──────── Collected material ────────

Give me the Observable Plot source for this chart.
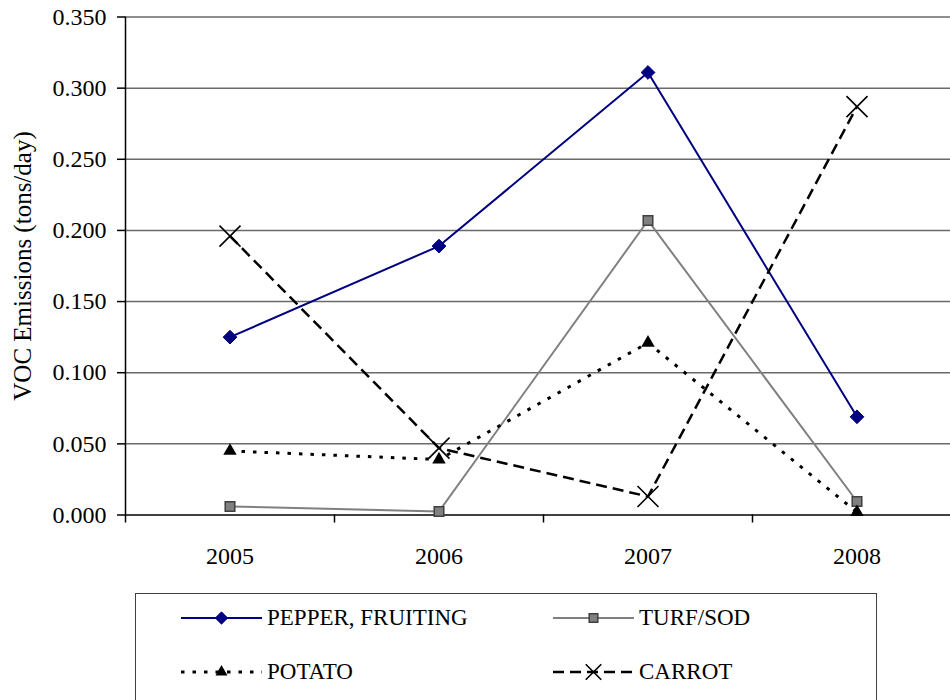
<!DOCTYPE html>
<html>
<head>
<meta charset="utf-8">
<script src="https://cdn.jsdelivr.net/npm/d3@7"></script>
<script src="https://cdn.jsdelivr.net/npm/@observablehq/plot@0.6"></script>
<style>
  html, body { margin: 0; padding: 0; background: #fff; overflow: hidden; }
  #wrap { position: relative; width: 950px; height: 700px;
          font-family: "Liberation Serif", "Times New Roman", Times, "Nimbus Roman", "Noto Serif", "DejaVu Serif", FreeSerif, Tinos, Georgia, serif; }
  #chart svg { display: block; }
  #legend { position: absolute; left: 135px; top: 593px; width: 742px; height: 130px;
            border: 1px solid #404040; box-sizing: border-box; background: #fff; }
  .item { position: absolute; display: flex; align-items: center; height: 30px;
          font-size: 23px; color: #000; white-space: nowrap; }
  .item svg { display: block; margin-right: 5px; }
</style>
</head>
<body>
<div id="wrap">
  <div id="chart"></div>
  <div id="legend"></div>
</div>
<script>
// VOC emissions by crop, tons/day
const years = [2005, 2006, 2007, 2008];
const pepper = [0.125, 0.189, 0.311, 0.069];
const turf = [0.006, 0.0025, 0.207, 0.0095];
const potato = [0.045, 0.039, 0.121, 0.002];
const carrot = [0.196, 0.047, 0.013, 0.287];
const seriesNames = ["PEPPER, FRUITING", "TURF/SOD", "POTATO", "CARROT"];
const yTicks = [0, 0.05, 0.1, 0.15, 0.2, 0.25, 0.3, 0.35];
const yLabel = "VOC Emissions (tons/day)";

// category boundaries (tick marks sit between the years)
const boundaries = [2004.5, 2005.5, 2006.5, 2007.5, 2008.5];

const serifFont = "'Liberation Serif', 'Times New Roman', Times, 'Nimbus Roman', 'Noto Serif', 'DejaVu Serif', FreeSerif, Tinos, Georgia, serif";

// drawing style for each series
const styles = [
  {values: pepper, line: "#000080", width: 2, dash: null, symbol: "diamond2", sym: d3.symbolDiamond2, fill: "#000080", mstroke: "#000080", mwidth: 1, r: 6.2},
  {values: turf, line: "#808080", width: 2, dash: null, symbol: "square", sym: d3.symbolSquare, fill: "#808080", mstroke: "#404040", mwidth: 1.5, r: 5.4},
  {values: potato, line: "#000000", width: 3, dash: "3.5,8", symbol: "triangle", sym: d3.symbolTriangle, fill: "#000000", mstroke: "none", mwidth: 0, r: 5},
  {values: carrot, line: "#000000", width: 2.5, dash: "11,6", symbol: "times", sym: d3.symbolTimes, fill: "none", mstroke: "#000000", mwidth: 1.6, r: 9.6}
];

const series = styles.map((s, k) => ({
  ...s,
  name: seriesNames[k],
  data: years.map((y, i) => ({year: y, value: s.values[i]}))
}));

const lineMarks = series.map(s => Plot.line(s.data, {
  x: "year", y: "value", stroke: s.line, strokeWidth: s.width,
  strokeDasharray: s.dash ?? undefined, strokeLinejoin: "miter", strokeLinecap: "butt"
}));
const dotMarks = series.map(s => Plot.dot(s.data, {
  x: "year", y: "value", symbol: () => s.symbol, r: s.r,
  fill: s.fill, stroke: s.mstroke, strokeWidth: s.mwidth
}));

const chart = Plot.plot({
  width: 950,
  height: 585,
  marginTop: 16.5,
  marginBottom: 70.5,
  marginLeft: 125,
  marginRight: -11,
  style: {fontFamily: serifFont, fontSize: "24px", color: "#000", background: "#fff"},
  x: {domain: [2004.5, 2008.5], axis: null},
  y: {domain: [0, 0.35], axis: null},
  marks: [
    Plot.ruleY(yTicks.slice(1), {stroke: "#6a6a6a", strokeWidth: 1.5}),
    Plot.ruleY([0], {stroke: "#000", strokeWidth: 1.5}),
    Plot.ruleX([boundaries[0]], {stroke: "#000", strokeWidth: 1.5}),
    Plot.ruleX(boundaries, {y1: 0, y2: 0, insetBottom: -8, stroke: "#000", strokeWidth: 1.5}),
    Plot.axisY({ticks: yTicks, tickSize: 8, tickPadding: 11, tickFormat: d3.format(".3f"),
                label: null, fontSize: 24, fontFamily: serifFont, stroke: "#000", strokeWidth: 1.5}),
    Plot.axisX({ticks: years, tickSize: 0, tickPadding: 31.5, tickFormat: d => String(d),
                label: null, fontSize: 24, fontFamily: serifFont}),
    Plot.text([yLabel], {frameAnchor: "left", textAnchor: "middle", rotate: -90, dx: -103,
                         fontSize: 25, fontFamily: serifFont, fill: "#000"}),
    ...lineMarks,
    ...dotMarks
  ]
});
document.getElementById("chart").appendChild(chart);

// legend: two columns, two rows
const legend = document.getElementById("legend");
const cols = [45, 417];
const rows = [9, 63];
series.forEach((s, k) => {
  const item = document.createElement("div");
  item.className = "item";
  item.style.left = cols[k % 2] + "px";
  item.style.top = rows[Math.floor(k / 2)] + "px";
  const sw = d3.create("svg").attr("width", 81).attr("height", 30);
  sw.append("line").attr("x1", 0).attr("x2", 81).attr("y1", 15).attr("y2", 15)
    .attr("stroke", s.line).attr("stroke-width", s.width)
    .attr("stroke-dasharray", s.dash);
  sw.append("path").attr("transform", "translate(40.5,15)")
    .attr("d", d3.symbol(s.sym, Math.PI * s.r * s.r * (s.symbol === "times" ? 0.55 : 0.8))())
    .attr("fill", s.fill).attr("stroke", s.mstroke).attr("stroke-width", s.mwidth);
  item.appendChild(sw.node());
  const label = document.createElement("span");
  label.textContent = s.name;
  item.appendChild(label);
  legend.appendChild(item);
});
</script>
</body>
</html>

────────

● **The problem**
Copy all the lines of data exactly as they appear, dropping any images.

● **Exercise result**
Give me the Observable Plot source for this chart.
<!DOCTYPE html>
<html>
<head>
<meta charset="utf-8">
<script src="https://cdn.jsdelivr.net/npm/d3@7"></script>
<script src="https://cdn.jsdelivr.net/npm/@observablehq/plot@0.6"></script>
<style>
  html, body { margin: 0; padding: 0; background: #fff; overflow: hidden; }
  #wrap { position: relative; width: 950px; height: 700px;
          font-family: "Liberation Serif", "Times New Roman", Times, "Nimbus Roman", "Noto Serif", "DejaVu Serif", FreeSerif, Tinos, Georgia, serif; }
  #chart svg { display: block; }
  #legend { position: absolute; left: 135px; top: 593px; width: 742px; height: 130px;
            border: 1px solid #404040; box-sizing: border-box; background: #fff; }
  .item { position: absolute; display: flex; align-items: center; height: 30px;
          font-size: 23px; color: #000; white-space: nowrap; }
  .item svg { display: block; margin-right: 5px; }
</style>
</head>
<body>
<div id="wrap">
  <div id="chart"></div>
  <div id="legend"></div>
</div>
<script>
// VOC emissions by crop, tons/day
const years = [2005, 2006, 2007, 2008];
const pepper = [0.125, 0.189, 0.311, 0.069];
const turf = [0.006, 0.0025, 0.207, 0.0095];
const potato = [0.045, 0.039, 0.121, 0.002];
const carrot = [0.196, 0.047, 0.013, 0.287];
const seriesNames = ["PEPPER, FRUITING", "TURF/SOD", "POTATO", "CARROT"];
const yTicks = [0, 0.05, 0.1, 0.15, 0.2, 0.25, 0.3, 0.35];
const yLabel = "VOC Emissions (tons/day)";

// category boundaries (tick marks sit between the years)
const boundaries = [2004.5, 2005.5, 2006.5, 2007.5, 2008.5];

const serifFont = "'Liberation Serif', 'Times New Roman', Times, 'Nimbus Roman', 'Noto Serif', 'DejaVu Serif', FreeSerif, Tinos, Georgia, serif";

// drawing style for each series
const styles = [
  {values: pepper, line: "#000080", width: 2, dash: null, symbol: "diamond2", sym: d3.symbolDiamond2, fill: "#000080", mstroke: "#000080", mwidth: 1, r: 6.2},
  {values: turf, line: "#808080", width: 2, dash: null, symbol: "square", sym: d3.symbolSquare, fill: "#808080", mstroke: "#404040", mwidth: 1.5, r: 5.4},
  {values: potato, line: "#000000", width: 3, dash: "3.5,8", symbol: "triangle", sym: d3.symbolTriangle, fill: "#000000", mstroke: "none", mwidth: 0, r: 5},
  {values: carrot, line: "#000000", width: 2.5, dash: "11,6", symbol: "times", sym: d3.symbolTimes, fill: "none", mstroke: "#000000", mwidth: 1.6, r: 9.6}
];

const series = styles.map((s, k) => ({
  ...s,
  name: seriesNames[k],
  data: years.map((y, i) => ({year: y, value: s.values[i]}))
}));

const lineMarks = series.map(s => Plot.line(s.data, {
  x: "year", y: "value", stroke: s.line, strokeWidth: s.width,
  strokeDasharray: s.dash ?? undefined, strokeLinejoin: "miter", strokeLinecap: "butt"
}));
const dotMarks = series.map(s => Plot.dot(s.data, {
  x: "year", y: "value", symbol: () => s.symbol, r: s.r,
  fill: s.fill, stroke: s.mstroke, strokeWidth: s.mwidth
}));

const chart = Plot.plot({
  width: 950,
  height: 585,
  marginTop: 16.5,
  marginBottom: 70.5,
  marginLeft: 125,
  marginRight: -11,
  style: {fontFamily: serifFont, fontSize: "24px", color: "#000", background: "#fff"},
  x: {domain: [2004.5, 2008.5], axis: null},
  y: {domain: [0, 0.35], axis: null},
  marks: [
    Plot.ruleY(yTicks.slice(1), {stroke: "#6a6a6a", strokeWidth: 1.5}),
    Plot.ruleY([0], {stroke: "#000", strokeWidth: 1.5}),
    Plot.ruleX([boundaries[0]], {stroke: "#000", strokeWidth: 1.5}),
    Plot.ruleX(boundaries, {y1: 0, y2: 0, insetBottom: -8, stroke: "#000", strokeWidth: 1.5}),
    Plot.axisY({ticks: yTicks, tickSize: 8, tickPadding: 11, tickFormat: d3.format(".3f"),
                label: null, fontSize: 24, fontFamily: serifFont, stroke: "#000", strokeWidth: 1.5}),
    Plot.axisX({ticks: years, tickSize: 0, tickPadding: 31.5, tickFormat: d => String(d),
                label: null, fontSize: 24, fontFamily: serifFont}),
    Plot.text([yLabel], {frameAnchor: "left", textAnchor: "middle", rotate: -90, dx: -103,
                         fontSize: 25, fontFamily: serifFont, fill: "#000"}),
    ...lineMarks,
    ...dotMarks
  ]
});
document.getElementById("chart").appendChild(chart);

// legend: two columns, two rows
const legend = document.getElementById("legend");
const cols = [45, 417];
const rows = [9, 63];
series.forEach((s, k) => {
  const item = document.createElement("div");
  item.className = "item";
  item.style.left = cols[k % 2] + "px";
  item.style.top = rows[Math.floor(k / 2)] + "px";
  const sw = d3.create("svg").attr("width", 81).attr("height", 30);
  sw.append("line").attr("x1", 0).attr("x2", 81).attr("y1", 15).attr("y2", 15)
    .attr("stroke", s.line).attr("stroke-width", s.width)
    .attr("stroke-dasharray", s.dash);
  sw.append("path").attr("transform", "translate(40.5,15)")
    .attr("d", d3.symbol(s.sym, Math.PI * s.r * s.r * (s.symbol === "times" ? 0.55 : 0.8))())
    .attr("fill", s.fill).attr("stroke", s.mstroke).attr("stroke-width", s.mwidth);
  item.appendChild(sw.node());
  const label = document.createElement("span");
  label.textContent = s.name;
  item.appendChild(label);
  legend.appendChild(item);
});
</script>
</body>
</html>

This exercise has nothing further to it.